Gita menyebut bila tak ada lagi tanggapan dari PT GTI, pihaknya akan mengirimkan surat somasi ketiga. Selain itu, katanya, pihaknya juga akan meneruskan ke proses hukum berikutnya setelah berkonsultasi dengan beberapa pihak, salah satunya dengan Kejati NTB.
Sedangkan, Kepala Kejati NTB Nanang Sigit Yulianto menyatakan kesiapannya mendukung Pemprov NTB untuk menuntaskan masalah aset Gili Trawangan. Untuk itu, kata dia, pihaknya meminta kepada Pemprov NTB menerbitkan SKK kepada Kejati NTB agar bisa bertindak atas nama Pemprov dalam memberikan bantuan hukum, litigasi maupun non-litigasi.
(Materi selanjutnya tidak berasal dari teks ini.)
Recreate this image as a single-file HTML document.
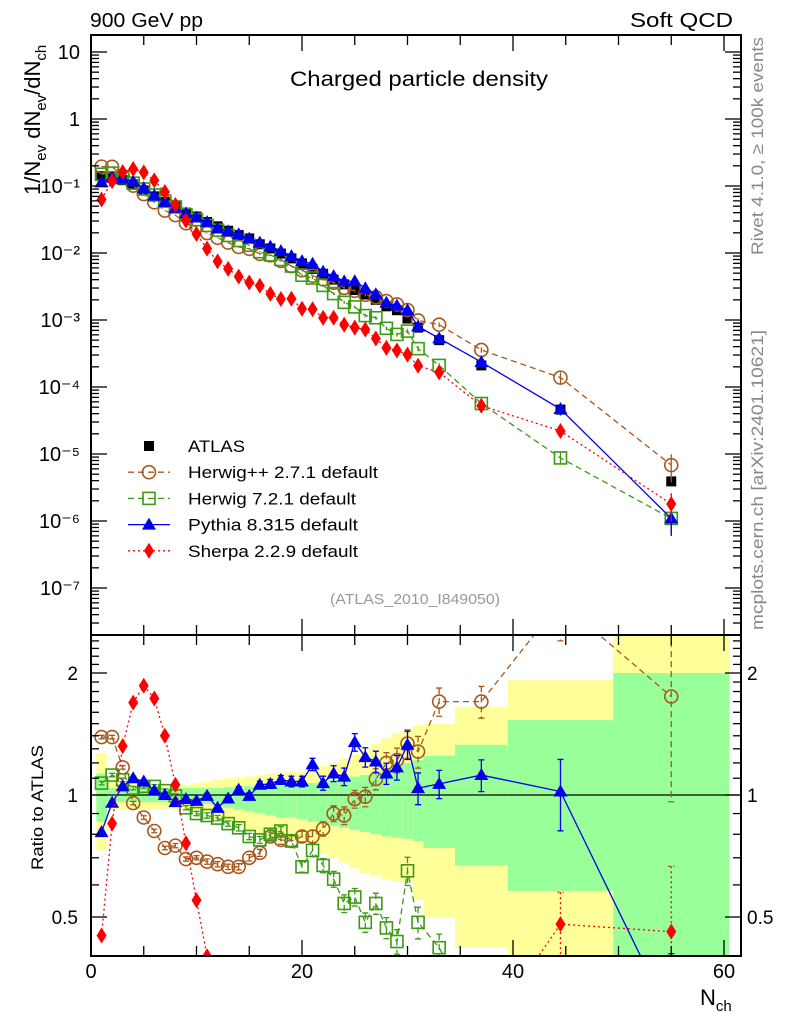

"Jika sependapat, maka perlu disampaikan kepada Gubernur NTB untuk mengajukan surat permohonan bantuan hukum non-litigasi, dan memberikan Surat Kuasa Khusus kepada Kepala Kejaksaan Tinggi NTB untuk menyelesaikan masalah tersebut," ucap Nanang.
Sementara itu, Kepala Kantor Wilayah (Kakanwil) BPN Provinsi NTB, Slameto Dwi Martono menjelaskan tentang awal mula kerja sama antara Pemprov NTB dengan PT GTI. Berdasarkan Surat Keputusan (SK) Kakanwil BPN Provinsi NTB Nomor 156/HPL/BPN/1993, tanggal 20 Desember 1993, terbit Hak Pengelolaan (HPL) Nomor 1 Pemprov NTB seluas 75 hektar.
"Dari total lahan 75 hektar tersebut, seluas 65 hektar dikerjasamakan antara Pemprov NTB dengan PT GTI. Sisanya, seluas 10 hektar, diberikan kepada masyarakat," tutur Slameto.
Kerja sama antara Pemprov NTB dan PT GTI, lanjut Slameto, dilandasi oleh terbitnya Surat Persetujuan DPRD Provinsi Tingkat I NTB Nomor 6/KPTS/DPRD/1995, tertanggal 24 Maret 1995. Kemudian, terbit pula Surat Keputusan Gubernur NTB Nomor 128/1995, tanggal 13 April 1995, tentang Pelaksanaan Perjanjian Kontrak Produksi antara Pemprov NTB dengan PT GTI. Muncul juga Surat Keputusan Menteri Dalam Negeri Nomor 643.62-377, tanggal 4 Juni 1997 tentang Pengesahan Surat Keputusan Gubernur NTB Nomor 128/1995 tanggal 13 April 1995.